If:Book BookcampIf:Book Australia was set up by outgoing Queensland Writers Centre CEO/incoming Brisbane Writers Festival Director Kate Eltham. If you haven’t yet heard of her, I’d recommend you rectify that now, starting by following her on Twitter: @kate_eltham. The Australian newspaper named her one of 10 Emerging Leaders of Culture way back in 2009, something she’s well and truly proved in the three years since. Eltham’s not only one to watch, but one we’d all love to emulate.

In fact, ‘digital champion’ Eltham was one of the few people the industry who didn’t completely freak out about the ‘death’ of the physical book at the hands of the digital one. She correctly predicted that there’d always be room for physical books and that e-books were just joining the conversation. What mattered, and what we all fall in love with over and over again, are the stories themselves—the container in which they come now just involves more choice.

But I’m getting carried away. The above’s not gush—it’s meant to be useful-background-information segway. That is, an unconference organised by an organisation involving Eltham is the kind of conference writers, editors, designers, publishers, and readers ought to attend—it’s likely to yield some groundbreaking and inspiring results.

The thing about unconferences is that they don’t have pre-determined programs. Instead, the website tells us, we participants will get to suggest topics and then be responsible for leading discussions and brainstorming sessions around them.

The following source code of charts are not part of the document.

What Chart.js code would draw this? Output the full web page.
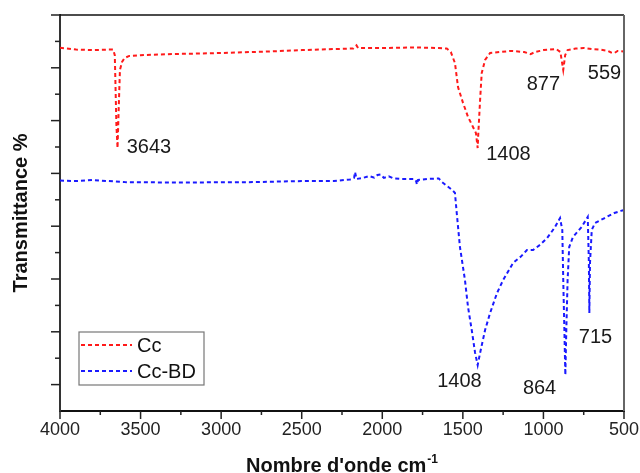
<!DOCTYPE html>
<html>
<head>
<meta charset="utf-8">
<script src="https://cdn.jsdelivr.net/npm/chart.js@4/dist/chart.umd.min.js"></script>
<style>
html,body{margin:0;padding:0;background:#fff;}
canvas{display:block;}
</style>
</head>
<body>
<canvas id="c" width="640" height="473"></canvas>
<script>
// ---- data ----
const ccWavenumbers = [4000,3900,3800,3700,3670,3660,3655,3650,3643,3636,3628,3615,3600,3570,3500,3300,3000,2700,2500,2300,2180,2160,2150,2000,1800,1650,1600,1575,1549,1530,1499,1468,1437,1419,1408,1404,1393,1383,1362,1331,1269,1200,1120,1080,1050,1000,920,895,877,865,850,800,750,700,650,600,580,559,540,500];
const ccValues = [13.76,13.69,13.67,13.69,13.69,13.48,12.16,10.83,9.96,11.40,12.92,13.22,13.37,13.45,13.48,13.52,13.56,13.62,13.67,13.71,13.73,13.85,13.75,13.75,13.77,13.75,13.73,13.60,13.18,12.27,11.67,11.14,10.76,10.53,9.96,10.53,11.78,12.80,13.30,13.56,13.60,13.64,13.60,13.52,13.60,13.67,13.71,13.60,12.92,13.48,13.67,13.73,13.75,13.71,13.69,13.64,13.58,13.56,13.64,13.62];

const ccbdWavenumbers = [4000,3900,3800,3700,3600,3400,3100,2800,2500,2300,2200,2175,2169,2160,2120,2080,2050,2030,2010,1990,1960,1930,1880,1800,1790,1785,1778,1720,1650,1629,1566,1549,1538,1518,1487,1468,1445,1424,1408,1393,1362,1331,1288,1250,1188,1140,1102,1064,1020,977,930,897,883,877,870,864,858,850,840,817,763,725,718,715,711,700,680,620,560,520,500];
const ccbdValues = [8.73,8.71,8.75,8.71,8.67,8.66,8.66,8.67,8.71,8.71,8.77,8.83,9.05,8.79,8.83,8.90,8.84,8.94,8.96,8.83,8.89,8.81,8.79,8.79,8.71,8.58,8.75,8.79,8.81,8.67,8.37,8.26,7.50,6.21,4.96,3.94,3.07,2.20,1.74,2.20,3.07,3.71,4.47,4.96,5.61,5.85,6.10,6.10,6.30,6.55,6.95,7.31,6.86,4.96,3.07,1.36,3.07,4.96,6.21,6.59,6.97,7.35,5.61,3.71,5.61,6.86,7.12,7.31,7.50,7.58,7.61];

const seriesLabels = ['Cc','Cc-BD'];
const xTickLabels = [4000,3500,3000,2500,2000,1500,1000,500];

// peak annotations: text, position (wavenumber, value) of the text centre
const peakTexts = ['3643','1408','877','559','1408','864','715'];
const peakTextWn = [3448,1217,1000,621,1521,1024,677];
const peakTextVal = [10.0,9.73,12.35,12.77,1.10,0.87,2.77];

const FONT = "'Liberation Sans', Arial, Helvetica, sans-serif";
const RED = '#ff1a1a';
const BLUE = '#1a1aff';

function toPoints(xs, ys){ return xs.map((x,i)=>({x:x, y:ys[i]})); }

const decorPlugin = {
  id: 'decor',
  afterDraw(chart){
    const ctx = chart.ctx;
    const ca = chart.chartArea;
    const xs = chart.scales.x, ys = chart.scales.y;
    ctx.save();
    // top & right borders
    ctx.strokeStyle = '#111'; ctx.lineWidth = 1.5;
    ctx.beginPath(); ctx.moveTo(ca.left, ca.top); ctx.lineTo(ca.right, ca.top); ctx.stroke();
    ctx.strokeStyle = '#666'; ctx.lineWidth = 2;
    ctx.beginPath(); ctx.moveTo(ca.right, ca.top); ctx.lineTo(ca.right, ca.bottom); ctx.stroke();
    // x ticks (major every 500, minor every 250)
    ctx.strokeStyle = '#222'; ctx.lineWidth = 1.5;
    for (let w = 500; w <= 4000; w += 250){
      const px = xs.getPixelForValue(w);
      const len = (w % 500 === 0) ? 8 : 4;
      ctx.beginPath(); ctx.moveTo(px, ca.bottom); ctx.lineTo(px, ca.bottom + len); ctx.stroke();
    }
    // y ticks
    for (let v = 1; v <= 15; v++){
      const py = ys.getPixelForValue(v);
      const len = (v % 2 === 1) ? 9 : 5;
      ctx.beginPath(); ctx.moveTo(ca.left, py); ctx.lineTo(ca.left - len, py); ctx.stroke();
    }
    // peak labels
    ctx.fillStyle = '#1a1a1a';
    ctx.font = '20px ' + FONT;
    ctx.textAlign = 'center'; ctx.textBaseline = 'middle';
    peakTexts.forEach((t,i)=>{
      ctx.fillText(t, xs.getPixelForValue(peakTextWn[i]), ys.getPixelForValue(peakTextVal[i]));
    });
    // legend
    const lx = ca.left + 19, ly = ca.top + 317, lw = 125, lh = 53;
    ctx.strokeStyle = '#777'; ctx.lineWidth = 1.2;
    ctx.strokeRect(lx, ly, lw, lh);
    chart.data.datasets.forEach((ds,i)=>{
      const yy = ly + 13 + i*26;
      ctx.strokeStyle = ds.borderColor; ctx.lineWidth = 2;
      ctx.setLineDash([4,3]);
      ctx.beginPath(); ctx.moveTo(lx + 2, yy); ctx.lineTo(lx + 53, yy); ctx.stroke();
      ctx.setLineDash([]);
      ctx.fillStyle = '#111';
      ctx.font = '20px ' + FONT;
      ctx.textAlign = 'left'; ctx.textBaseline = 'middle';
      ctx.fillText(ds.label, lx + 58, yy + 1);
    });
    // y title
    ctx.save();
    ctx.translate(21, (ca.top + ca.bottom)/2);
    ctx.rotate(-Math.PI/2);
    ctx.font = 'bold 20px ' + FONT;
    ctx.textAlign = 'center'; ctx.textBaseline = 'middle';
    ctx.fillStyle = '#111';
    ctx.fillText('Transmittance %', 0, 0);
    ctx.restore();
    // x title with superscript
    ctx.font = 'bold 20px ' + FONT;
    const main = "Nombre d'onde cm";
    const w1 = ctx.measureText(main).width;
    ctx.font = 'bold 12px ' + FONT;
    const sup = '-1';
    const w2 = ctx.measureText(sup).width;
    const total = w1 + w2 + 1;
    const cx = (ca.left + ca.right)/2;
    const sx = cx - total/2;
    const ty = 472;
    ctx.fillStyle = '#111';
    ctx.textAlign = 'left'; ctx.textBaseline = 'alphabetic';
    ctx.font = 'bold 20px ' + FONT;
    ctx.fillText(main, sx, ty);
    ctx.font = 'bold 12px ' + FONT;
    ctx.fillText(sup, sx + w1 + 1, ty - 9);
    ctx.restore();
  }
};

new Chart(document.getElementById('c'), {
  type: 'line',
  data: {
    datasets: [
      { label: seriesLabels[0], data: toPoints(ccWavenumbers, ccValues), borderColor: RED, borderWidth: 2, borderDash: [4,3], pointRadius: 0, tension: 0, fill: false },
      { label: seriesLabels[1], data: toPoints(ccbdWavenumbers, ccbdValues), borderColor: BLUE, borderWidth: 2, borderDash: [4,3], pointRadius: 0, tension: 0, fill: false }
    ]
  },
  options: {
    responsive: false,
    devicePixelRatio: 1,
    animation: false,
    layout: { padding: { left: 0, right: 16, top: 15, bottom: 0 } },
    plugins: { legend: { display: false }, tooltip: { enabled: false }, title: { display: false } },
    scales: {
      x: {
        type: 'linear', min: 500, max: 4000, reverse: true,
        afterBuildTicks: (s) => { s.ticks = xTickLabels.map(v => ({ value: v })); },
        afterFit: (s) => { s.height = 62; s.paddingLeft = 0; s.paddingRight = 0; },
        ticks: { font: { family: FONT, size: 18 }, color: '#222', padding: 8, maxRotation: 0, autoSkip: false, callback: (v) => String(v) },
        grid: { display: false, drawTicks: false, tickLength: 0 },
        border: { display: true, color: '#111', width: 2 }
      },
      y: {
        type: 'linear', min: 0, max: 15,
        afterFit: (s) => { s.width = 60; s.paddingTop = 0; s.paddingBottom = 0; },
        ticks: { display: false, stepSize: 1 },
        grid: { display: false, drawTicks: false, tickLength: 0 },
        border: { display: true, color: '#333', width: 2 }
      }
    }
  },
  plugins: [decorPlugin]
});
</script>
</body>
</html>
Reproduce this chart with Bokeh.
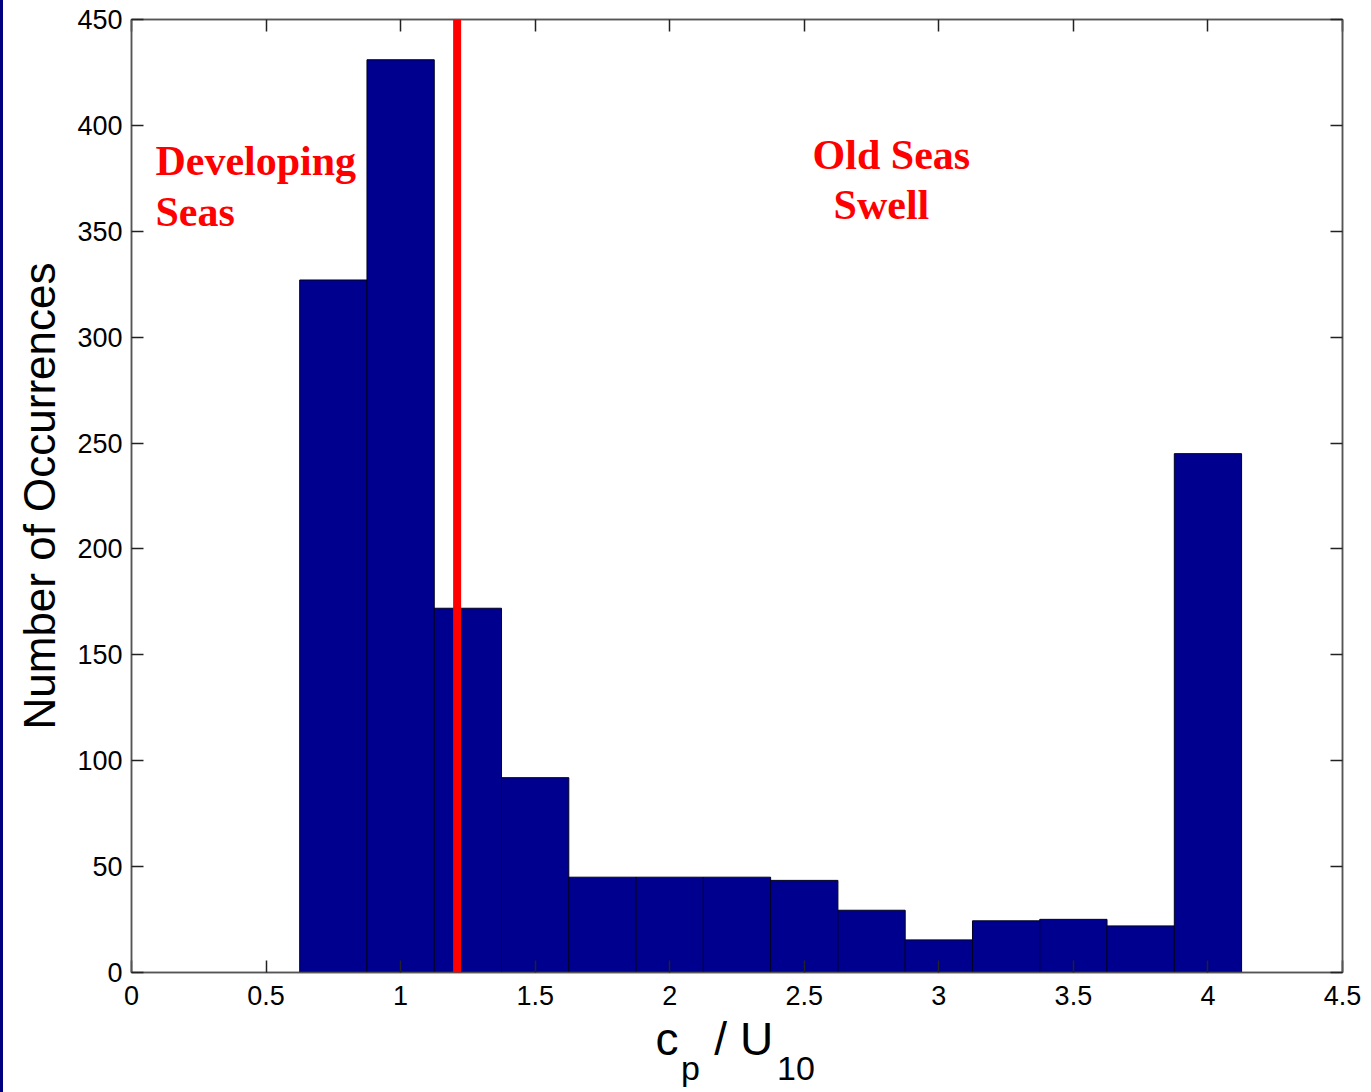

Sounds great, except that I’m rubbish at thinking of topics. Which is why I’m writing this blog. If you were me and you had the opportunity to put forward some topics you’d like tackled at Bookcamp, what would you recommend?

To give you some ideas, the unconference will also have a guest speaker—independent writer, designer, and publisher, Craig Mod, who divides his time between Palo Alto, New York, and Tokyo, and who has created a stack of impressive projects and publications.

His interests and work, his website tells me, are about digital books, publishing, and start-ups—three areas that are increasingly, happily converging. Like Eltham, he’s a ‘technology optimist’ who sees a bunch of publishing opportunities awaiting us, best summed up as follows:

The old guard is crumbling. A new guard is awkwardly emerging. Together, we can affect the shape of the new guard.

Which returns me to my previous question: If you were me and you had the opportunity to suggest topics you’d like tackled along the theme of ‘the emerging future’ at Bookcamp, what would you recommend?